Frágil como um beija-flor – aliás, cheirava a rosas; leite de rosas, mais especificamente –, mãe amofinava com o tormento e com a violência da chegada de Jerônimo. Entrava, porta adentro, para dizer, aos gritos, que um dia ia pegá-la de surpresa; que se preparasse, que o coro ia comer; que a esfolaria viva e deixaria a carniça para os urubus comerem. Nas investidas, dava-lhe golpes fortíssimos, com o que aparecesse pela frente, panelas, cadeiras e mesas; que também infligiam a mim, eu com cinco ou seis anos.
Vi mãe se despregar da vida, literalmente. Não tendo acesso a médico, ou a qualquer tipo de assistência, prisioneira que era, sem conseguir respirar, por seguidas gripes, problemas de respiração, e uma progressiva e severa tuberculose, confirmada depois pelo laudo cadavérico; sem poder ver sequer um raio do sol, respirar ar puro, agonizou nos meus braços, enquanto lhe dava água com bolacha, pensando eu, ingênuo, que padecia de fome ou fraqueza.
Dia 12.05.2008 mãe morreu. E Jerônimo sentiu por não ter pegado ela no flagra. Vociferou que ela fugia, arredia, “de suas obrigações”. Chamou-a de covarde, ingrata. Enquanto eu ouvia as barbaridades, me penitenciava por não ter feito mais, sem entender.

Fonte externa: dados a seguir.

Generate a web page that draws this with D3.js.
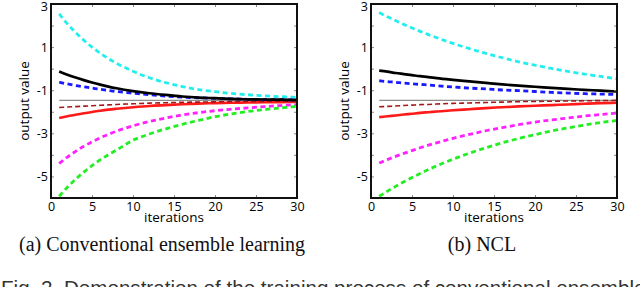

O velho ainda tentou me seduzir para o poder dos Borges; que eu seria famoso e respeitado; seguiria a sina dos grandes homens da região; que era um tratado que eu deveria respeitar; que não iria me forçar, mas que tinha um prazo, quinze anos, idade em que saberia empunhar faca, revólver, espingarda. Veio tia Luzia e me resgatou, escondido numa mala, do destino assombroso que se desenhava. Fomos embora para São Paulo.

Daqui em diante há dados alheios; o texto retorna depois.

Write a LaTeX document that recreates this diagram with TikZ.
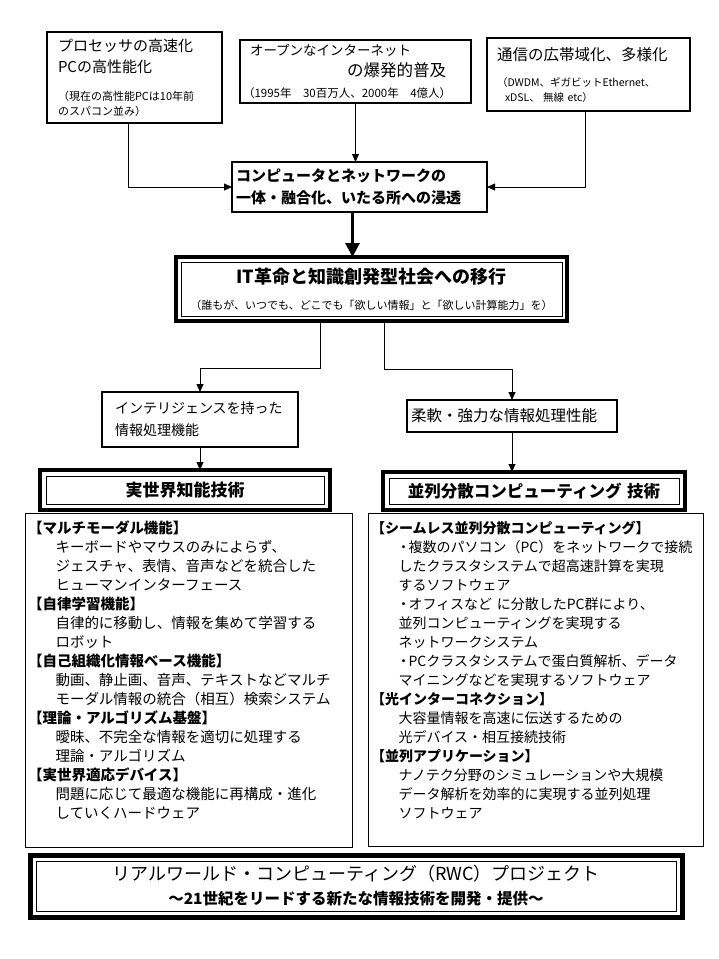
\documentclass[tikz,border=0pt]{standalone}
\usepackage{fontspec}
\setmainfont{Noto Sans CJK JP}
\usepackage{tikz}
\usetikzlibrary{arrows.meta,positioning,calc}

\newcommand{\fsz}[2]{\fontsize{#1}{#2}\selectfont}
\newcommand{\ind}{\hspace*{27.5pt}}
\newcommand{\bul}{\hspace*{27.5pt}\makebox[10pt][c]{・}}

\begin{document}
\begin{tikzpicture}[x=1pt,y=-1pt,
    box/.style={draw,line width=2pt,inner ysep=0pt,outer sep=0pt,align=left},
    dblbox/.style={draw,line width=4.5pt,inner sep=0pt,outer sep=0pt,align=center},
    listbox/.style={draw,line width=0.8pt,inner xsep=3pt,inner ysep=8pt,outer sep=0pt,align=left,anchor=north west,font=\fsz{14.5}{19}},
    arr/.style={line width=0.8pt,-{Triangle[length=8pt,width=7pt]}},
    bigarr/.style={line width=3pt,-{Triangle[length=14pt,width=14pt]}}]
  \useasboundingbox (0,0) rectangle (719,959);

  \node [box,minimum width=175,minimum height=91,inner xsep=11pt,text width=153pt] (proc) at (134.5,77.5)
    {{\fsz{15}{21}プロセッサの高速化\\PCの高性能化\par}\vspace{13pt}{\fsz{11}{15}（現在の高性能PCは10年前\\のスパコン並み）\par}};
  \node [box,minimum width=231,minimum height=63,inner xsep=3pt,text width=225pt] (inet) at (355.5,71.5)
    {{\fsz{13.5}{21}\hspace*{7pt}オープンなインターネット\par}{\fsz{16.5}{21}\hspace*{104pt}の爆発的普及\par}{\fsz{11.5}{21}（1995年　30百万人、2000年　4億人）\par}};
  \node [box,minimum width=203,minimum height=73,inner xsep=10pt,text width=183pt] (netw) at (588.5,74.5)
    {{\fsz{15.5}{21}通信の広帯域化、多様化\par}\vspace{11pt}{\fsz{10.5}{15}（DWDM、ギガビットEthernet、\\\hspace*{8pt}xDSL、 無線 etc）\par}};

  \node [box,line width=2.5pt,minimum width=255,minimum height=50,inner xsep=4pt,text width=247pt,font=\bfseries\fsz{15}{22}] (merge) at (359.5,187)
    {コンピュータとネットワークの\\一体・融合化、いたる所への浸透};

  \node [dblbox,line width=3.5pt,minimum width=391,minimum height=64,text width=385pt] (it) at (371.5,289)
    {{\bfseries\fsz{18}{24}IT革命と知識創発型社会への移行\par}\vspace{11pt}{\fsz{11}{15}（誰もが、いつでも、どこでも「欲しい情報」と「欲しい計算能力」を）\par}};

  \node [box,minimum width=196,minimum height=55,inner xsep=13pt,text width=170pt,font=\fsz{14}{22}] (intel) at (200,419.5)
    {インテリジェンスを持った\\情報処理機能};
  \node [box,minimum width=210,minimum height=32,inner xsep=4pt,text width=202pt,font=\fsz{15.5}{20}] (flex) at (512,416)
    {柔軟・強力な情報処理性能};

  \node [dblbox,minimum width=290,minimum height=40,text width=270pt,font=\bfseries\fsz{17}{20}] (rwt) at (185,490) {実世界知能技術};
  \node [dblbox,minimum width=302,minimum height=38,text width=290pt,font=\bfseries\fsz{16.5}{20}] (pdc) at (534,491) {並列分散コンピューティング 技術};

  \node [listbox,text width=321pt] (rwtlist) at (25,513)
    {\textbf{【マルチモーダル機能】}\\
     \ind キーボードやマウスのみによらず、\\
     \ind ジェスチャ、表情、音声などを統合した\\
     \ind ヒューマンインターフェース\\
     \textbf{【自律学習機能】}\\
     \ind 自律的に移動し、情報を集めて学習する\\
     \ind ロボット\\
     \textbf{【自己組織化情報ベース機能】}\\
     \ind 動画、静止画、音声、テキストなどマルチ\\
     \ind モーダル情報の統合（相互）検索システム\\
     \textbf{【理論・アルゴリズム基盤】}\\
     \ind 曖昧、不完全な情報を適切に処理する\\
     \ind 理論・アルゴリズム\\
     \textbf{【実世界適応デバイス】}\\
     \ind 問題に応じて最適な機能に再構成・進化\\
     \ind していくハードウェア\par\rule{0pt}{19pt}};
  \node [listbox,text width=329pt,font=\fsz{14}{19}] (pdclist) at (368,513)
    {\textbf{【シームレス並列分散コンピューティング】}\\
     \bul 複数のパソコン（PC）をネットワークで接続\\
     \ind したクラスタシステムで超高速計算を実現\\
     \ind するソフトウェア\\
     \bul オフィスなど に分散したPC群により、\\
     \ind 並列コンピューティングを実現する\\
     \ind ネットワークシステム\\
     \bul PCクラスタシステムで蛋白質解析、データ\\
     \ind マイニングなどを実現するソフトウェア\\
     \textbf{【光インターコネクション】}\\
     \ind 大容量情報を高速に伝送するための\\
     \ind 光デバイス・相互接続技術\\
     \textbf{【並列アプリケーション】}\\
     \ind ナノテク分野のシミュレーションや大規模\\
     \ind データ解析を効率的に実現する並列処理\\
     \ind ソフトウェア\par\rule{0pt}{19pt}};

  \node [dblbox,line width=5pt,minimum width=652,minimum height=62,text width=640pt] (rwc) at (356,886)
    {{\fsz{18}{24}リアルワールド・コンピューティング（RWC）プロジェクト\par}{\bfseries\fsz{15.5}{24}～21世紀をリードする新たな情報技術を開発・提供～\par}};

  \foreach \n/\d in {it/5,rwt/6,pdc/6,rwc/6}
    \draw [line width=0.8pt] ([shift={(\d,\d)}]\n.north west) rectangle ([shift={(-\d,-\d)}]\n.south east);

  \draw [arr] ([xshift=-6.5]proc.south) |- (merge.west);
  \draw [arr] (inet.south) -- (inet.south |- merge.north);
  \draw [arr] ([xshift=-3.5]netw.south) |- (merge.east);
  \coordinate (mx) at ([xshift=-7]merge.south);
  \draw [bigarr] (mx) -- (mx |- it.north);
  \draw [arr] ([xshift=-51.5]it.south) -- ++(0,47) -| (intel.north);
  \draw [arr] ([xshift=12.5]it.south) -- ++(0,48) -| (flex.north);
  \draw [arr] (intel.south) -- (intel.south |- rwt.north);
  \draw [arr] (flex.south) -- (flex.south |- pdc.north);
\end{tikzpicture}
\end{document}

O velho hoje é evangélico. Disse que pediu perdão a Deus, “que é Pai misericordioso”. Que eu, humano, devia perdoar. Que eu não devia guardar rancor de um homem maluco, criado no meio dos Borges; sem alternativa, teve de ganhar a vida na justiçagem. Que eu o perdoasse para ter paz. E aí, justo nesse ponto, quando quis usar de suas artimanhas para me amarrar, sentir remorso, estourei o horror que era ser seu filho; ter seu sangue. Que ele havia matado minha mãe de desgosto; de seguidas moléstias, físicas e da alma. Que nos tratou como animais, enquanto ficamos sob seu jugo. Que ele merecia morrer da morte mais penosa. Que eu não teria nada a ver com isso. Saí, e o velho continuou falando; resmungando baixo, cara de coitado, soturno.
Poucos dias depois, a notícia: Jerônimo foi tragado para as profundezas do inferno. Viveu e não deu conta de nada. Nunca foi penalizado pelos seus crimes, imensos. Houve a condescendência de um Estado falho; que nunca chegou àquele lugar, no interior do interior do Ceará. Abandonou-nos à sorte. Todos sabiam, mas ninguém se metia. Tinham medo, talvez. Mais provável que não estivessem nem aí. Admitiam uma suposta profissão de “justiceiro”. Seguro, o tinhoso levantava ares de poder, provocava respeito. Nem padre, nem delegado, nem prefeito, nem nada. Todos aos seus pés.
Falei tudo e talvez não devesse ter falado. Mas não me penalizo mais. Pelo menos me esvaziei. De tudo, restou o cheiro de rosas, que hoje me guia pelos caminhos incertos da vida; longe, muito longe dos estigmas do passado.